**Data lines**.
--- BEGIN ---
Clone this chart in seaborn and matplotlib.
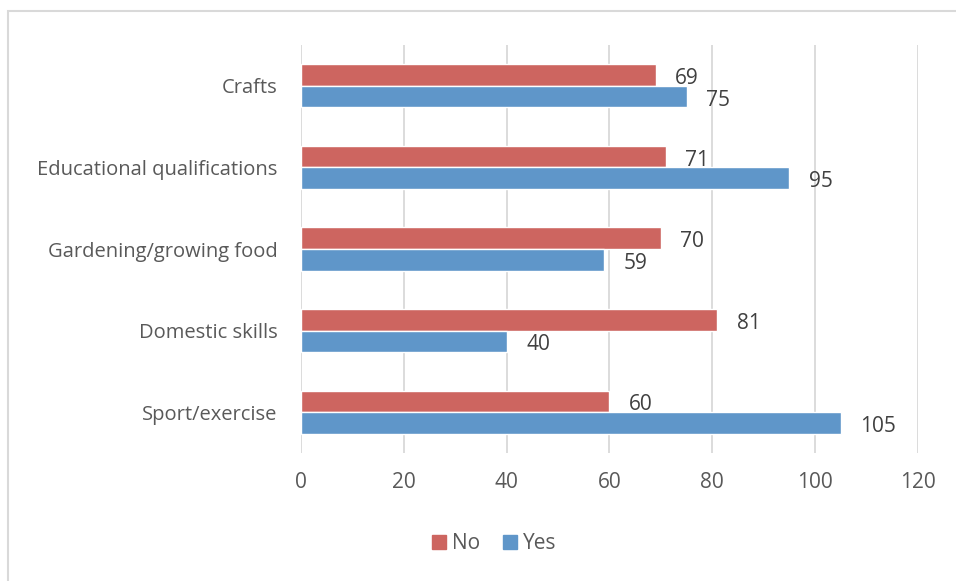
import matplotlib
matplotlib.use("Agg")
import matplotlib.pyplot as plt
import matplotlib.patches as mpatches
import pandas as pd
import seaborn as sns

# ---------------------------------------------------------------------------
# Data
# ---------------------------------------------------------------------------
categories = [
    "Crafts",
    "Educational qualifications",
    "Gardening/growing food",
    "Domestic skills",
    "Sport/exercise",
]
no_vals = [69, 71, 70, 81, 60]
yes_vals = [75, 95, 59, 40, 105]
x_ticks = [0, 20, 40, 60, 80, 100, 120]

COLORS = {"No": "#CD6560", "Yes": "#5F96C9"}
TEXT = "#595959"
GRID = "#D9D9D9"

sns.set_theme(style="white")
plt.rcParams["font.family"] = ["Open Sans", "DejaVu Sans"]

df = pd.DataFrame({
    "category": categories * 2,
    "value": no_vals + yes_vals,
    "series": ["No"] * len(categories) + ["Yes"] * len(categories),
})

fig = plt.figure(figsize=(9.56, 5.81), dpi=100)
ax = fig.add_axes([0.315, 0.2203, 0.645, 0.7022])

sns.barplot(
    data=df, y="category", x="value", hue="series", order=categories,
    hue_order=["No", "Yes"], palette=COLORS, orient="h", width=0.53,
    saturation=1, legend=False, ax=ax,
)

# value labels sit a touch below the bar centre, like the original
for cont in ax.containers:
    labels = ax.bar_label(cont, padding=14, fontsize=15, color="#404040")
    for t in labels:
        t.xyann = (14, -2.5)

ax.set_xlim(0, 120)
ax.set_xticks(x_ticks)
ax.set_ylim(4.5, -0.5)
ax.set_xlabel("")
ax.set_ylabel("")
ax.tick_params(axis="x", labelsize=15, labelcolor=TEXT, length=0, pad=14)
ax.tick_params(axis="y", labelsize=14.5, labelcolor=TEXT, length=0, pad=17)
ax.grid(axis="x", color=GRID, lw=1.3)
ax.set_axisbelow(True)
for s in ax.spines.values():
    s.set_visible(False)

handles = [mpatches.Patch(color=COLORS[k], label=k) for k in ["No", "Yes"]]
fig.legend(handles=handles, loc="center", bbox_to_anchor=(0.517, 0.064),
           ncol=2, frameon=False, fontsize=15, handlelength=0.65,
           handleheight=0.65, handletextpad=0.3, columnspacing=1.1,
           labelcolor=TEXT)

# light frame around chart (top and left edges visible)
fig.patches.append(mpatches.Rectangle(
    (0.0084, -0.1), 1.2, 1.081, transform=fig.transFigure,
    fill=False, edgecolor=GRID, lw=1.5))

fig.savefig("out.png", dpi=100)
--- END ---
**Short task**. Reproduce exactly the run of lines that opens the listing and closes with the line holding "import seaborn as sns". Pictures are excluded.

**Correct result**.
Clone this chart in seaborn and matplotlib.
import matplotlib
matplotlib.use("Agg")
import matplotlib.pyplot as plt
import matplotlib.patches as mpatches
import pandas as pd
import seaborn as sns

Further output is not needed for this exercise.